Azure-Samples / cognitive-services-speech-sdk

Sample code for the Microsoft Cognitive Services Speech SDK
MIT License
2.8k stars 1.83k forks source link

Retrieve VoiceProfile from Server for later identification/verification #808

Closed roninstar closed 3 years ago

roninstar commented 3 years ago

I have tried everything I could think of to perform identification or verification on our saved users after their voices have been trained without training on start of the app every time. Even if I save the GUID's of the voiceprofiles once they are created I can not get the voiceprofiles from the Azure service in order to perform verification on the users identity on a later date. The examples provided make it so that a user has to do voice training every single time they start an application. How can I do a verification on one enrolled user after voice training without having to Create a brand new profile every time. https://docs.microsoft.com/en-us/azure/cognitive-services/speech-service/get-started-speaker-recognition

public async Task VerificationEnroll(SpeechConfig config, Dictionary<string, string> profileMapping) {

    var client = new VoiceProfileClient(config);

    _voiceProfile = await client.CreateProfileAsync(VoiceProfileType.TextIndependentVerification, "en-us");

    var audioInput = AudioConfig.FromDefaultMicrophoneInput();

    CurrentInstructions.Text = $"Enrolling profile id {_voiceProfile.Id}.";
    // give the profile a human-readable display name

            _profileMapping.Add(_voiceProfile.Id, "Person's Name");

            VoiceProfileEnrollmentResult result = null;
            while (result is null || result.RemainingEnrollmentsSpeechLength > TimeSpan.Zero)
            {
                CurrentInstructions.Text = "Continue speaking to add to the profile enrollment sample.";
                result = await client.EnrollProfileAsync(_voiceProfile, audioInput);
                CurrentInstructions.Text = $"Remaining enrollment audio time needed: {result.RemainingEnrollmentsSpeechLength}";

            }

            if (result.Reason == ResultReason.EnrolledVoiceProfile)
            {
                await SpeakerVerify(config, _voiceProfile, _profileMapping);
            }
            else if (result.Reason == ResultReason.Canceled)
            {
                var cancellation = VoiceProfileEnrollmentCancellationDetails.FromResult(result);
                CurrentInstructions.Text = $"CANCELED {_voiceProfile.Id}: ErrorCode={cancellation.ErrorCode} ErrorDetails={cancellation.ErrorDetails}";
            }

}

public async Task SpeakerVerify(SpeechConfig config, VoiceProfile profile, Dictionary<string, string> profileMapping) { try { var speakerRecognizer = new SpeakerRecognizer(config, AudioConfig.FromDefaultMicrophoneInput()); var users = speakerRecognizer.Properties.GetProperty(PropertyId.SpeechServiceResponse_JsonResult); var model = SpeakerVerificationModel.FromProfile(profile);

        CurrentInstructions.Text = "Speak the passphrase to verify: \"My voice is my passport, please verify me.\"";
        TimeSpan.FromSeconds(0);
        var result = await speakerRecognizer.RecognizeOnceAsync(model);
        CurrentInstructions.Text = $"Verified voice profile for speaker {profileMapping[result.ProfileId]}, score is {result.Score}";
    }
    catch(Exception ex)
    {
       // throw ex;
    }
}
brandom-msft commented 3 years ago

Hi @roninstar, thanks for the question - I've reached out to our team expert about this and will reply back with my findings.

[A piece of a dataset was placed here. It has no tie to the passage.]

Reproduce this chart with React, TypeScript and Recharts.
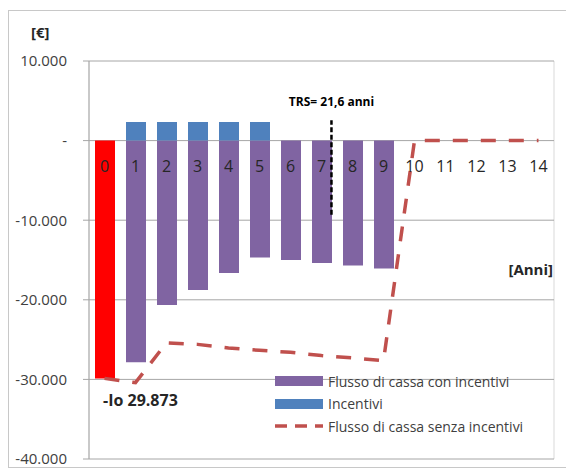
import React from 'react';
import {
  ComposedChart, Bar, Line, XAxis, YAxis, CartesianGrid, LabelList, ReferenceLine,
} from 'recharts';

const years = ['0', '1', '2', '3', '4', '5', '6', '7', '8', '9', '10', '11', '12', '13', '14'];
const investment = [-29873, null, null, null, null, null, null, null, null, null, null, null, null, null, null];
const flowWithIncentives = [null, -27850, -20640, -18760, -16620, -14700, -15000, -15370, -15700, -16080, null, null, null, null, null];
const incentives = [null, 2350, 2350, 2350, 2350, 2350, null, null, null, null, null, null, null, null, null];
const flowWithoutIncentives = [-29873, -30400, -25400, -25600, -26050, -26350, -26600, -27000, -27300, -27640, 0, 0, 0, 0, 0];
const yTicks = [10000, 0, -10000, -20000, -30000, -40000];
const trsPosition = 7.3;
const trsRange = [-9300, 2550];

const chartData = years.map((year, i) => ({
  year,
  investment: investment[i],
  withInc: flowWithIncentives[i],
  incentives: incentives[i],
  withoutInc: flowWithoutIncentives[i],
  zero: 0,
}));

const FONT = '"Open Sans", sans-serif';

const fmt = (v: number) => {
  if (v === 0) return '-';
  const s = String(Math.abs(v)).replace(/\B(?=(\d{3})+(?!\d))/g, '.');
  return v < 0 ? '-' + s : s;
};

const legendItems = [
  { name: 'Flusso di cassa con incentivi', color: '#8064A2', kind: 'bar' },
  { name: 'Incentivi', color: '#4F81BD', kind: 'bar' },
  { name: 'Flusso di cassa senza incentivi', color: '#C0504D', kind: 'line' },
];

// legend drawn as an overlay so it doesn't shrink the plot area
const LegendBox = () => (
  <div style={{ position: 'absolute', left: 266, top: 359, fontFamily: FONT, fontSize: 14, color: '#404040' }}>
    {legendItems.map(item => (
      <div key={item.name} style={{ display: 'flex', alignItems: 'center', height: 22.5 }}>
        <svg width={48} height={12} style={{ marginRight: 5 }}>
          {item.kind === 'bar' ? (
            <rect x={0} y={1} width={48} height={10} fill={item.color} />
          ) : (
            <line x1={0} y1={6} x2={48} y2={6} stroke={item.color} strokeWidth={3.5} strokeDasharray="12 8" />
          )}
        </svg>
        <span style={{ whiteSpace: 'nowrap' }}>{item.name}</span>
      </div>
    ))}
  </div>
);

const YearLabel = (props: any) => {
  const { x, y, value } = props;
  return (
    <text x={x} y={y + 25} textAnchor="middle" dominantBaseline="central" fontSize={16} fontFamily={FONT} fill="#262626">
      {value}
    </text>
  );
};

const InvestmentLabel = (props: any) => {
  const { x, y, width, height, value } = props;
  if (value == null) return null;
  const bottom = Math.max(y, y + height);
  return (
    <text x={x + width / 2 - 2} y={bottom + 22} dominantBaseline="central" fontSize={16} fontWeight="bold" fontFamily={FONT} fill="#262626">
      {'-Io ' + fmt(-value)}
    </text>
  );
};

export default function App() {
  return (
    <div style={{ position: 'relative', width: 564, height: 456, border: '1px solid #c8c8c8', marginTop: 2, fontFamily: FONT }}>
      <ComposedChart
        width={564}
        height={456}
        data={chartData}
        stackOffset="sign"
        margin={{ top: 50, right: 19, bottom: 8, left: 0 }}
      >
        <CartesianGrid horizontal={false} xAxisId="num" stroke="#d9d9d9" />
        <CartesianGrid vertical={false} stroke="#a6a6a6" />
        <XAxis dataKey="year" hide />
        <XAxis
          xAxisId="num"
          type="number"
          domain={[-0.5, 14.5]}
          ticks={years.map((_, i) => i - 0.5).concat([14.5])}
          height={0}
          tick={false}
          axisLine={false}
          tickLine={false}
          interval={0}
          allowDataOverflow
        />
        <YAxis
          width={80}
          domain={[-40000, 10000]}
          ticks={yTicks}
          tickFormatter={fmt}
          axisLine={{ stroke: '#a6a6a6' }}
          tickLine={{ stroke: '#a6a6a6' }}
          tickSize={6}
          tickMargin={16}
          tick={{ fontSize: 15, fill: '#404040', fontFamily: FONT }}
          allowDataOverflow
        />
        <Bar dataKey="investment" stackId="a" fill="#FF0000" barSize={20} legendType="none" isAnimationActive={false}>
          <LabelList dataKey="investment" content={InvestmentLabel} />
        </Bar>
        <Bar dataKey="withInc" name="Flusso di cassa con incentivi" stackId="a" fill="#8064A2" barSize={20} isAnimationActive={false} />
        <Bar dataKey="incentives" name="Incentivi" stackId="a" fill="#4F81BD" barSize={20} isAnimationActive={false} />
        <Line
          dataKey="withoutInc"
          name="Flusso di cassa senza incentivi"
          type="linear"
          stroke="#C0504D"
          strokeWidth={3.5}
          strokeDasharray="15 13"
          dot={false}
          activeDot={false}
          isAnimationActive={false}
        />
        <Line dataKey="zero" stroke="none" dot={false} activeDot={false} legendType="none" isAnimationActive={false}>
          <LabelList dataKey="year" content={YearLabel} />
        </Line>
        <ReferenceLine
          xAxisId="num"
          segment={[{ x: trsPosition, y: trsRange[0] }, { x: trsPosition, y: trsRange[1] }]}
          stroke="#000"
          strokeWidth={2.5}
          strokeDasharray="5 2.5"
          label={{ value: 'TRS= 21,6 anni', position: 'top', offset: 14, fontSize: 12, fontWeight: 'bold', fill: '#000', fontFamily: FONT }}
        />
      </ComposedChart>
      <LegendBox />
      <div style={{ position: 'absolute', left: 22, top: 11, fontSize: 15, fontWeight: 'bold', color: '#262626' }}>[€]</div>
      <div style={{ position: 'absolute', right: 20, top: 248, fontSize: 15, fontWeight: 'bold', color: '#262626' }}>[Anni]</div>
    </div>
  );
}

lisaweixu commented 3 years ago

There's a known bug in the the Speech SDK that requires the profile type be specified when constructing a profile from an ID. This will be addressed in a near future release of the Speech SDK. The workaround is using the RESTful API at here.

roninstar commented 3 years ago

Hi Lisa, the issue we are having is there is no way to get the user profile. There isn't any method to get the voice profile from he server using the SDK. Is this going to be addressed in the future?

roninstar commented 3 years ago

so basically if you do voice training with Speaker Recognition and you create the profile and set the type as text-independent you still have no way to perform speaker identification later on. Even if you save the guid there is no way to get and use it without having to do voice training on start of the app each time.

oscholz commented 3 years ago

@roninstar , we addressed this in the 1.16 release of the Speech SDK. Please give it a try. See our release notes for more info.